** Begin Data supplied **

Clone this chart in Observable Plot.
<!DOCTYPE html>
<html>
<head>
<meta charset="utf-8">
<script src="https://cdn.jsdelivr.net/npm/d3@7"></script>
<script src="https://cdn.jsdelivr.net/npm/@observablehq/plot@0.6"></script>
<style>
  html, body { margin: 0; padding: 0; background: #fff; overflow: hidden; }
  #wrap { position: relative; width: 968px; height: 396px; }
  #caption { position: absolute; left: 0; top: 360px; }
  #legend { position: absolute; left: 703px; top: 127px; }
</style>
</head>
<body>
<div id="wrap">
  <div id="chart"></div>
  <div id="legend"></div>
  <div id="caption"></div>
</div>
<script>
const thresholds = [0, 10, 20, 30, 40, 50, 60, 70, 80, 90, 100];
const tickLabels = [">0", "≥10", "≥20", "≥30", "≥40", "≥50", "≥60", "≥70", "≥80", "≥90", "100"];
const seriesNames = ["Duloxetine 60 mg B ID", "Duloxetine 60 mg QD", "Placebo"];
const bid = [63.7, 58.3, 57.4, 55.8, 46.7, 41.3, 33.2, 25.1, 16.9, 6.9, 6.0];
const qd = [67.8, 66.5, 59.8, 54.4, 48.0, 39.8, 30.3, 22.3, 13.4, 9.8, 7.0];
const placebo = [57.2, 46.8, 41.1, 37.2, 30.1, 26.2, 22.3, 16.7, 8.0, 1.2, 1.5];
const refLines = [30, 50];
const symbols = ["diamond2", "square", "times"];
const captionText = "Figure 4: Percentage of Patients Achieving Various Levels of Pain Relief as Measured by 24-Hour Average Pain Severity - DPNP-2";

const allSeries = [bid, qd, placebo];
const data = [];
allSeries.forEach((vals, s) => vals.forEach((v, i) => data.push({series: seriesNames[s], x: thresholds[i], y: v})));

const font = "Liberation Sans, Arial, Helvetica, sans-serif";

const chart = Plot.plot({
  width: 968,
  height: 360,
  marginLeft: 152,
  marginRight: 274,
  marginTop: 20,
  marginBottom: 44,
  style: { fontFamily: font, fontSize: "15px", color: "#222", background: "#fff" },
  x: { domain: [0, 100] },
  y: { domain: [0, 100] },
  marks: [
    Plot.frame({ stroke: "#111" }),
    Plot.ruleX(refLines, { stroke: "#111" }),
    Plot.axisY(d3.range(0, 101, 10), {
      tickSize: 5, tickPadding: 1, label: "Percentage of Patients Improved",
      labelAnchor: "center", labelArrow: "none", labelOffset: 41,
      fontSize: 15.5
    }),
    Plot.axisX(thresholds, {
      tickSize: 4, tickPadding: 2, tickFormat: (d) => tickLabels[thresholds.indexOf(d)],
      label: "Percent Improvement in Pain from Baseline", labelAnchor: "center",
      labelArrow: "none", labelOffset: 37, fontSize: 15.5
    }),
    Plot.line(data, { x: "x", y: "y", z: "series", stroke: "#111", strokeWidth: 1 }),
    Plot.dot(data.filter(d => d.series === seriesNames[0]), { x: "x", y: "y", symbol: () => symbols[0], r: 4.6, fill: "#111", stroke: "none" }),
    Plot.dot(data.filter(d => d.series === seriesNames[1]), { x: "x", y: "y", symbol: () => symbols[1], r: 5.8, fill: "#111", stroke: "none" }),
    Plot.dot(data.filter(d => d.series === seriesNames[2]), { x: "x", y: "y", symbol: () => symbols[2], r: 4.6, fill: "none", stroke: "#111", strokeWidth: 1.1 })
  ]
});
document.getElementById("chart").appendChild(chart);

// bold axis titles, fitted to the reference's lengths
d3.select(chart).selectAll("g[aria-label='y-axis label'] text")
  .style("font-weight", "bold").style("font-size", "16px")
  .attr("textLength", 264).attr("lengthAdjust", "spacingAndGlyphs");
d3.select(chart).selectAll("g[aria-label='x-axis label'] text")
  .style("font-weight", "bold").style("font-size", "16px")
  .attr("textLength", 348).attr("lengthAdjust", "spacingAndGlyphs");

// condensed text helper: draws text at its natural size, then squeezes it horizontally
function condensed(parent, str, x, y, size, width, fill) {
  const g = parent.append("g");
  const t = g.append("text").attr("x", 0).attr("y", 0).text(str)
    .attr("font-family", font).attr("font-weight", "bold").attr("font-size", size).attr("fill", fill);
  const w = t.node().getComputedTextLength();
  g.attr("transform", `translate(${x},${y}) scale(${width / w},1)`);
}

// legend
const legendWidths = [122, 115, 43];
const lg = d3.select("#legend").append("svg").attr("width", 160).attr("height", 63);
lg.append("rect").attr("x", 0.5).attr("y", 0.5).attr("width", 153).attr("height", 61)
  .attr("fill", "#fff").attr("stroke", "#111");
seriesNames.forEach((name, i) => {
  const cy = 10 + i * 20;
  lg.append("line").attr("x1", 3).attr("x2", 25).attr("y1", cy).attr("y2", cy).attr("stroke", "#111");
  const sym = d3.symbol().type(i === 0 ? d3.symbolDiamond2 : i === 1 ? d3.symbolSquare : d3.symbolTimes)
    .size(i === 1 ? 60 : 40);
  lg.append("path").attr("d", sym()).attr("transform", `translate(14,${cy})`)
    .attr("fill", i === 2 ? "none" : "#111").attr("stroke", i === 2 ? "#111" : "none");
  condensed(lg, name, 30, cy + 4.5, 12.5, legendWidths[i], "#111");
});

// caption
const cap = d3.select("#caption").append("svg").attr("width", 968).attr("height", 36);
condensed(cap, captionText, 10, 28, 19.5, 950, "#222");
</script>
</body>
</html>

** End Data supplied **
** Begin Data supplied **

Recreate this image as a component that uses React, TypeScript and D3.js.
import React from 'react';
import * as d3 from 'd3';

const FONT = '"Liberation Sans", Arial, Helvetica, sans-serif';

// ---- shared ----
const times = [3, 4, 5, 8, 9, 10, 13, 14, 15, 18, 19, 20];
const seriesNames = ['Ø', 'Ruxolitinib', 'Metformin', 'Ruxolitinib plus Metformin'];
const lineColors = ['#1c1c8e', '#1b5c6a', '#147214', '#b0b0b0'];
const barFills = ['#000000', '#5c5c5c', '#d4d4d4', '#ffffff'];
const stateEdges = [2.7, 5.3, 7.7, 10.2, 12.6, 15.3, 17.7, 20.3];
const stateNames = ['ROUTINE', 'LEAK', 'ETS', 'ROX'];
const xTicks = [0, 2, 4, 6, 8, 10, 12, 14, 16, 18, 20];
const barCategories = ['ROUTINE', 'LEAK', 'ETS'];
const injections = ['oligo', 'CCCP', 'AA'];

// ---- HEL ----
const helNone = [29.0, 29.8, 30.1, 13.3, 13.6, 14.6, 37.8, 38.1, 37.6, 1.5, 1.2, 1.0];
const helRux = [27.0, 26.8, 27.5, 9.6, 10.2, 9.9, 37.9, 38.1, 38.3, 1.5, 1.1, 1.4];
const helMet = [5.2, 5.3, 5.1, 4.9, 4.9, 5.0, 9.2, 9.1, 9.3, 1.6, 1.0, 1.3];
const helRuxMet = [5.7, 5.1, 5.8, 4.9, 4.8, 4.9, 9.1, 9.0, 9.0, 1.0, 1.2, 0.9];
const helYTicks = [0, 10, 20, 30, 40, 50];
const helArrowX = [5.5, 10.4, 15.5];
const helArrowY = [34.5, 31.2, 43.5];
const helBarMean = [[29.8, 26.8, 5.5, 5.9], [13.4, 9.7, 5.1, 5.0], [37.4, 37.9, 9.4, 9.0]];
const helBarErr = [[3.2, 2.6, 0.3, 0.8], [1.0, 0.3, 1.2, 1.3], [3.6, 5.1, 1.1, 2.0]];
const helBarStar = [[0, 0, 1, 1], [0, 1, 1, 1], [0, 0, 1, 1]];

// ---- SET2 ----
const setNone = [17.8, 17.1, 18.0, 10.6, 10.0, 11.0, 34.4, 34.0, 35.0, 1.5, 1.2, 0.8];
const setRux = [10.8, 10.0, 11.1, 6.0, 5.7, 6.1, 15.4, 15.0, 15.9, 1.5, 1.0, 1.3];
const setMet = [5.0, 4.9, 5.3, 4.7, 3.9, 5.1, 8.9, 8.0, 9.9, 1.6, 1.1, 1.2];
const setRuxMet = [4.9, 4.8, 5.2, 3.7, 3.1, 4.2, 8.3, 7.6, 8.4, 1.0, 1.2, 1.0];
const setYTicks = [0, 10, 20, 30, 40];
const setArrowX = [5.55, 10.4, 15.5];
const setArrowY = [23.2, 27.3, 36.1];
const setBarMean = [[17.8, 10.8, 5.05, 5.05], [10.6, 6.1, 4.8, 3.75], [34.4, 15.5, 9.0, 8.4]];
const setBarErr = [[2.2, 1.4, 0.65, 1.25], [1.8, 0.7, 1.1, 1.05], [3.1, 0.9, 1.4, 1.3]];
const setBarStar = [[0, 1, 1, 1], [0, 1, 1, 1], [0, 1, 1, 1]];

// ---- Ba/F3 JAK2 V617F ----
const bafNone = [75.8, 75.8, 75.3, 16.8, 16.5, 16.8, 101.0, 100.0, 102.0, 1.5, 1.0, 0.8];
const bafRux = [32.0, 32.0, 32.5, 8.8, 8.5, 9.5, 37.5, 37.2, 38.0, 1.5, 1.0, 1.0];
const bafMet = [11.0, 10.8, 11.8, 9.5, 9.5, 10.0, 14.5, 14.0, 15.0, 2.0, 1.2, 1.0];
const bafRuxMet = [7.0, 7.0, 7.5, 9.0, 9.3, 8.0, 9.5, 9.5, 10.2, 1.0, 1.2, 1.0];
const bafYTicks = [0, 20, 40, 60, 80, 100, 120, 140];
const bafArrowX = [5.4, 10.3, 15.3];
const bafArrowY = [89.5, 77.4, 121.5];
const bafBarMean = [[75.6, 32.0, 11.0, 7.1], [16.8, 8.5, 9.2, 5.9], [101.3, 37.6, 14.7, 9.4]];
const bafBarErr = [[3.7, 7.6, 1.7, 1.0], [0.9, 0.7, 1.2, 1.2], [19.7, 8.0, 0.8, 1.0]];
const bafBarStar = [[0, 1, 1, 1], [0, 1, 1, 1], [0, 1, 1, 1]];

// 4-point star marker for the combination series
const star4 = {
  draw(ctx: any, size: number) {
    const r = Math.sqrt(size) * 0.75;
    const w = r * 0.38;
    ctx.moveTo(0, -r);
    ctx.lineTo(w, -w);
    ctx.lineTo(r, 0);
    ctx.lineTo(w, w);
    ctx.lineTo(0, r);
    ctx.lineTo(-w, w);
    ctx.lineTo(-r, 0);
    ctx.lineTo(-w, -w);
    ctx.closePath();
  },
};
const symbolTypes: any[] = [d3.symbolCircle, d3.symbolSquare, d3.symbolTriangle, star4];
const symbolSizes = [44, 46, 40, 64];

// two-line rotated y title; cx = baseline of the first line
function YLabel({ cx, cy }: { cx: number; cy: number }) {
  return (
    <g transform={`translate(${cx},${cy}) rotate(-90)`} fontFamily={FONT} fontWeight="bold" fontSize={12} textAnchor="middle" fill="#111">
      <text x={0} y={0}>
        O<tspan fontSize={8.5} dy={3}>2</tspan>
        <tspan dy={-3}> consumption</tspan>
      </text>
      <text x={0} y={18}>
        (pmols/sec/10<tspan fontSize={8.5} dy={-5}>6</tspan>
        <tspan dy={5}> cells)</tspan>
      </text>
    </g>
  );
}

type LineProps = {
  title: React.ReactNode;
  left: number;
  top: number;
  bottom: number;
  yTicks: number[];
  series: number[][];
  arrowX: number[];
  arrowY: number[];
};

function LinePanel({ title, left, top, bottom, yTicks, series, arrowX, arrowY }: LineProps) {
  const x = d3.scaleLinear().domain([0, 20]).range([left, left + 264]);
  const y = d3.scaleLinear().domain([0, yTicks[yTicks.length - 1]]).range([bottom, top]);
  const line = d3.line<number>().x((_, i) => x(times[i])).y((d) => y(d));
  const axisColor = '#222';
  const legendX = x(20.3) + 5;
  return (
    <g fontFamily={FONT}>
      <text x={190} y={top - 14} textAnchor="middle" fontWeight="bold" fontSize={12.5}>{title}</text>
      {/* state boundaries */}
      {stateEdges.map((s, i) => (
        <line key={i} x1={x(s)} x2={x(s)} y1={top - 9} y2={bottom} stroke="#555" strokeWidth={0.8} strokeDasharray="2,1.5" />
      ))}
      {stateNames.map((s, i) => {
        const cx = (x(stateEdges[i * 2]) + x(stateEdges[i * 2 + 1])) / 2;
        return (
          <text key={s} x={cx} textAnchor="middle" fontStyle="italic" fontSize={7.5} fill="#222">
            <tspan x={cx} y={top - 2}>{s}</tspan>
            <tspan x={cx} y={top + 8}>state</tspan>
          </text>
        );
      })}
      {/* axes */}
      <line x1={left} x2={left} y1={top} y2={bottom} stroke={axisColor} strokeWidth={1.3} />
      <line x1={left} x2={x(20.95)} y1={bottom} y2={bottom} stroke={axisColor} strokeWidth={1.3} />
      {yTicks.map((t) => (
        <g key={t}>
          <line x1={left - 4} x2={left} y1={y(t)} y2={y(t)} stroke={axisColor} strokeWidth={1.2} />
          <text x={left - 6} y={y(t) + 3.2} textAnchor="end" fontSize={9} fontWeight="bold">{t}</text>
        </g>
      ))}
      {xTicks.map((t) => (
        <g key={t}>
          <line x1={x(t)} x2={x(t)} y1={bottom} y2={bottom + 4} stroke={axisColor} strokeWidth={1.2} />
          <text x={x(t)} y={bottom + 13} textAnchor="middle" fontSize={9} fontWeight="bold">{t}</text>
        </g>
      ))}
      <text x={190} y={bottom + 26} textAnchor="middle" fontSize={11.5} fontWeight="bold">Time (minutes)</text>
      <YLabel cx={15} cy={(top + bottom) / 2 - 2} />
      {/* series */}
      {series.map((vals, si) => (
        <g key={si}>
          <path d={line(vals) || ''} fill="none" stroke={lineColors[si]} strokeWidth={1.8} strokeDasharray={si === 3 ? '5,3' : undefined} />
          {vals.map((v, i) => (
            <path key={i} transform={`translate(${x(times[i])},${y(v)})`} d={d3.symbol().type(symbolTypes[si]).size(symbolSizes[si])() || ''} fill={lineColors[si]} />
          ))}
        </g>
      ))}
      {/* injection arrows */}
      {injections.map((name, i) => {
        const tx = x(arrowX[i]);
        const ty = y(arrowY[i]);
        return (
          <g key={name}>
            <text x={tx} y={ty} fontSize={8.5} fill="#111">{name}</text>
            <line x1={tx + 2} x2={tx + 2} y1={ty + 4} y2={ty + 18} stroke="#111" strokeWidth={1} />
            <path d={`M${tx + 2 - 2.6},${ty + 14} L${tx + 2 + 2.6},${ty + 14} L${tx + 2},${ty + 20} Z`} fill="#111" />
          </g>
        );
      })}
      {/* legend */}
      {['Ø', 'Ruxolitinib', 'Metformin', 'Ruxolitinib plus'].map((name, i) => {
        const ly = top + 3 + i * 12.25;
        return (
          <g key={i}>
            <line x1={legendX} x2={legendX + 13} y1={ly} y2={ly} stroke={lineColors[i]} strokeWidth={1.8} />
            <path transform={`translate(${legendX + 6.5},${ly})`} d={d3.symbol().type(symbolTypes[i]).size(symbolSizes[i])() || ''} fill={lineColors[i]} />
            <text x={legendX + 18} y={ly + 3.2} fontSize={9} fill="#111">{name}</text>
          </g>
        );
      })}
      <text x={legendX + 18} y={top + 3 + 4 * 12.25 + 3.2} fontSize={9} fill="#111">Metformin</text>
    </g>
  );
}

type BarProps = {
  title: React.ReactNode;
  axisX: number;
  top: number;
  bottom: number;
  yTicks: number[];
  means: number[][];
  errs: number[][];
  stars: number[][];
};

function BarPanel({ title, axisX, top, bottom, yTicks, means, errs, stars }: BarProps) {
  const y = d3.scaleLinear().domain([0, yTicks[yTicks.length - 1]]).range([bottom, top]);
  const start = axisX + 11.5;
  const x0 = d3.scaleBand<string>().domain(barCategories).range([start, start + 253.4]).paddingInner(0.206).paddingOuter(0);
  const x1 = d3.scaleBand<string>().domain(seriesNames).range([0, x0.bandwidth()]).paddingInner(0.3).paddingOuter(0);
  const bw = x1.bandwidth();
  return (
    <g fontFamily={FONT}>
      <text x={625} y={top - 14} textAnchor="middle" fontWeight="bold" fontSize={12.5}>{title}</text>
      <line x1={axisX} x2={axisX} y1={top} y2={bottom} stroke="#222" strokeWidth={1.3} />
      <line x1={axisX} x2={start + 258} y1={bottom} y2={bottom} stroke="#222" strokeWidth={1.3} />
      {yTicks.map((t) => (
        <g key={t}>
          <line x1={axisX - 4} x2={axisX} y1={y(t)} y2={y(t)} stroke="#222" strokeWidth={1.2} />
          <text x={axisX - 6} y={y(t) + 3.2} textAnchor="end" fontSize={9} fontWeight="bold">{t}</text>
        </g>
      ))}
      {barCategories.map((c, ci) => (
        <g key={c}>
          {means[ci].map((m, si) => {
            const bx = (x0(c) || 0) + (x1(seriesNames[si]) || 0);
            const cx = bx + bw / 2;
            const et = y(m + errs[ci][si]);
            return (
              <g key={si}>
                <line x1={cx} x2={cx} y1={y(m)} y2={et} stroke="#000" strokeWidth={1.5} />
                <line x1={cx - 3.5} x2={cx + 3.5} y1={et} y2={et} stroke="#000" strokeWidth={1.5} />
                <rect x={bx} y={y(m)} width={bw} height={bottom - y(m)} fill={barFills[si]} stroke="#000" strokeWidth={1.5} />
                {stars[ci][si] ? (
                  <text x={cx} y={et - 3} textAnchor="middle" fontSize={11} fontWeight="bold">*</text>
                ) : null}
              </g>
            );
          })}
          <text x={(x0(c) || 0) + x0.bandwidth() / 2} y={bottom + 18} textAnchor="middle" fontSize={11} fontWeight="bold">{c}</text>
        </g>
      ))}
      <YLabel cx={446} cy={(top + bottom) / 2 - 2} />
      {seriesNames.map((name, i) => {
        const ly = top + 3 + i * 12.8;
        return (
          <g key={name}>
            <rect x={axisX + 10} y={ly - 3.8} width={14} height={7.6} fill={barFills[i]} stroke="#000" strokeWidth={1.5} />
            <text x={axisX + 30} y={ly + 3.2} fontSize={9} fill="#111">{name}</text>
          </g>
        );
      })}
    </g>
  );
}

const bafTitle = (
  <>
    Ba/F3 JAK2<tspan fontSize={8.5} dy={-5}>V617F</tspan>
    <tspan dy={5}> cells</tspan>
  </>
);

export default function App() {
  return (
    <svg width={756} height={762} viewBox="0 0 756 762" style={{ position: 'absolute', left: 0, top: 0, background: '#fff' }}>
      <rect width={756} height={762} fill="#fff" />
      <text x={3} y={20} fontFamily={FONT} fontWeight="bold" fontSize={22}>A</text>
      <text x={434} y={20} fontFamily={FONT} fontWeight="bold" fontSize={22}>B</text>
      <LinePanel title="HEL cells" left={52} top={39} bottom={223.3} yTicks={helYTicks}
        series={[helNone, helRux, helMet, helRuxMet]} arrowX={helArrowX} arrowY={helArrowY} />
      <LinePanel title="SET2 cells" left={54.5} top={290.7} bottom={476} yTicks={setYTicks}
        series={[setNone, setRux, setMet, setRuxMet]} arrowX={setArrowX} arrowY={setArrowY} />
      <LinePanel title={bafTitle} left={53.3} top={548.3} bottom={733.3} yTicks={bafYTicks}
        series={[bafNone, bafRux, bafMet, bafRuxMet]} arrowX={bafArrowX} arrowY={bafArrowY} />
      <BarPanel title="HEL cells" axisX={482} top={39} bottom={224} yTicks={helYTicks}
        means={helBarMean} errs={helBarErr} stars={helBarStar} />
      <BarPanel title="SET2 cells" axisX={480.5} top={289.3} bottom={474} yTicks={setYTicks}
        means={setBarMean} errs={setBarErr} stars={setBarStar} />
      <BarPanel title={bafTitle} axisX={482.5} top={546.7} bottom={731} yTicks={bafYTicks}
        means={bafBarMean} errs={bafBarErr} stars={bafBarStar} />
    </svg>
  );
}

** End Data supplied **
** Begin Data supplied **

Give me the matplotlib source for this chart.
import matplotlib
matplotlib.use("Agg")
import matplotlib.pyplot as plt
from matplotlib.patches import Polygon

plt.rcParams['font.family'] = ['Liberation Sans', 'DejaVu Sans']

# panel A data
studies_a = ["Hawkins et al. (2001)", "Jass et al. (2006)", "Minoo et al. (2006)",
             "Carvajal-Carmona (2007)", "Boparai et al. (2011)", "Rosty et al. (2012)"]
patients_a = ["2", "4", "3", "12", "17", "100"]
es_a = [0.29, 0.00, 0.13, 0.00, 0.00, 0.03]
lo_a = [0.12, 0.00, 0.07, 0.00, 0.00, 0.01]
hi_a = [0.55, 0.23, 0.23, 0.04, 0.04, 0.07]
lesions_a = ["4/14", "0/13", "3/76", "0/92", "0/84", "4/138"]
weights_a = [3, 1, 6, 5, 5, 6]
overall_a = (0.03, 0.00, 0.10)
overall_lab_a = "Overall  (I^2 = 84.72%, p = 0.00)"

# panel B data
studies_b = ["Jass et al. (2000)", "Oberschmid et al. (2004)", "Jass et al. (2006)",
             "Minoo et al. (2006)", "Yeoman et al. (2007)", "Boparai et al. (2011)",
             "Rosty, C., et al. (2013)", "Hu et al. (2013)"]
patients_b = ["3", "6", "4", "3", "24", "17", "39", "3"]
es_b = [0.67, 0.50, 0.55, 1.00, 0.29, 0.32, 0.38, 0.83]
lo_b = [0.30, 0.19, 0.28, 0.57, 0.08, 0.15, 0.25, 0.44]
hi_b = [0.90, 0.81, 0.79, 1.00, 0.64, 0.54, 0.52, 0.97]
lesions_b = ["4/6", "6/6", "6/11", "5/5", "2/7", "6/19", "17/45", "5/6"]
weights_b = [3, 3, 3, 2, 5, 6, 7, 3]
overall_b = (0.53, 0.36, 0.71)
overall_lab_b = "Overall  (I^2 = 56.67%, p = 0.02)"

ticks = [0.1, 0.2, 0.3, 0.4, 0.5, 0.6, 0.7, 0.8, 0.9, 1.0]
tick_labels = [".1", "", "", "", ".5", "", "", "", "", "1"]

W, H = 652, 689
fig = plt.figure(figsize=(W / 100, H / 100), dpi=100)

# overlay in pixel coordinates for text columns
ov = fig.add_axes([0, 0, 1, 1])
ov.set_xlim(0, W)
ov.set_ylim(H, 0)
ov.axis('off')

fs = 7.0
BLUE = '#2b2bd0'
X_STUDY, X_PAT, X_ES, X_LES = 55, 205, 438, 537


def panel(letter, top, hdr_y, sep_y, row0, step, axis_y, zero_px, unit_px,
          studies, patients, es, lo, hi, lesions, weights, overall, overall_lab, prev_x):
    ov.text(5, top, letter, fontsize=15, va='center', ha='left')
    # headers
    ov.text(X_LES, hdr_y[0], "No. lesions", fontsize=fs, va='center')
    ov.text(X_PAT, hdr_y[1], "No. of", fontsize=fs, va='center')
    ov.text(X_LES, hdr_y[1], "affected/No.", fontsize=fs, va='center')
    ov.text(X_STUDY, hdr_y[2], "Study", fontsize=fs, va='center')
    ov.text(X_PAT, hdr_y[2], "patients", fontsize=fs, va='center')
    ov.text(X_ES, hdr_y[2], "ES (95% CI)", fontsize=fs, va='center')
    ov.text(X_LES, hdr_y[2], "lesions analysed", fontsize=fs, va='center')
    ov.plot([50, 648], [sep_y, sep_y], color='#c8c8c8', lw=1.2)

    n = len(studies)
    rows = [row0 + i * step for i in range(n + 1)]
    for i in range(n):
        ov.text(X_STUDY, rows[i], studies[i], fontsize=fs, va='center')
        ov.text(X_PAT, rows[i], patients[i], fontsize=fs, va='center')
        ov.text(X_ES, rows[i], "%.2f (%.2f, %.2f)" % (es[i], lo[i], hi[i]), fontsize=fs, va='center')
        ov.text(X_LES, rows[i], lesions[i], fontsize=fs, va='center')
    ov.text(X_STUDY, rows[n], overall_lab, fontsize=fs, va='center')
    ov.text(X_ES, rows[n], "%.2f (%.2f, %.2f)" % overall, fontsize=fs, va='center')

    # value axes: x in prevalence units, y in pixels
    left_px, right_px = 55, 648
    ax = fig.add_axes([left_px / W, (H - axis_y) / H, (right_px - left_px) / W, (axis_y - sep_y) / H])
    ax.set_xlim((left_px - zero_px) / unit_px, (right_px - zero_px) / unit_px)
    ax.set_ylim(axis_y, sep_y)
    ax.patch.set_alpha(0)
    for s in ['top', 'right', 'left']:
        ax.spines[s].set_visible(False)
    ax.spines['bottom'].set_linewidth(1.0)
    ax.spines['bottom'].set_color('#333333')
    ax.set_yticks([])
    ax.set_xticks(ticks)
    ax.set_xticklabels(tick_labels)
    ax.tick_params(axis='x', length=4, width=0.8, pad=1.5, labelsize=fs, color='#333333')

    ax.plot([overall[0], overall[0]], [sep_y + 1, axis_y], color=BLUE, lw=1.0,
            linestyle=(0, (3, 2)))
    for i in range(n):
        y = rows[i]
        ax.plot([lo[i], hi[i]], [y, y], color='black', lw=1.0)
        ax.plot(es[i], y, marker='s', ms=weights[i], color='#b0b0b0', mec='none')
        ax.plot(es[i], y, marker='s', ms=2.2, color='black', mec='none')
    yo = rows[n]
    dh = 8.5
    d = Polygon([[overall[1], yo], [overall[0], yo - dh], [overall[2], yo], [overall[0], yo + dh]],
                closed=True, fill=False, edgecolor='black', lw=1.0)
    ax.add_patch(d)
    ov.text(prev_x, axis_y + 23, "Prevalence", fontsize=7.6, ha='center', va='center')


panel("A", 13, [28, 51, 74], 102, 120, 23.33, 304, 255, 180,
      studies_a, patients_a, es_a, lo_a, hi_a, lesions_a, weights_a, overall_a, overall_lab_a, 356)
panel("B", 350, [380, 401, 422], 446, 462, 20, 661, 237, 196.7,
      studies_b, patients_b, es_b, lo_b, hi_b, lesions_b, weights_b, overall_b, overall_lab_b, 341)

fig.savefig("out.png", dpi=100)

** End Data supplied **

▸ Aim
In the material above, locate the line containing "Give me the matplotlib source for this chart." and the line containing "plt.rcParams['font.family'] = ['Liberation". Transcribe exactly those two lines and every line between them, and nothing more.

▸ Written solution
Give me the matplotlib source for this chart.
import matplotlib
matplotlib.use("Agg")
import matplotlib.pyplot as plt
from matplotlib.patches import Polygon

plt.rcParams['font.family'] = ['Liberation Sans', 'DejaVu Sans']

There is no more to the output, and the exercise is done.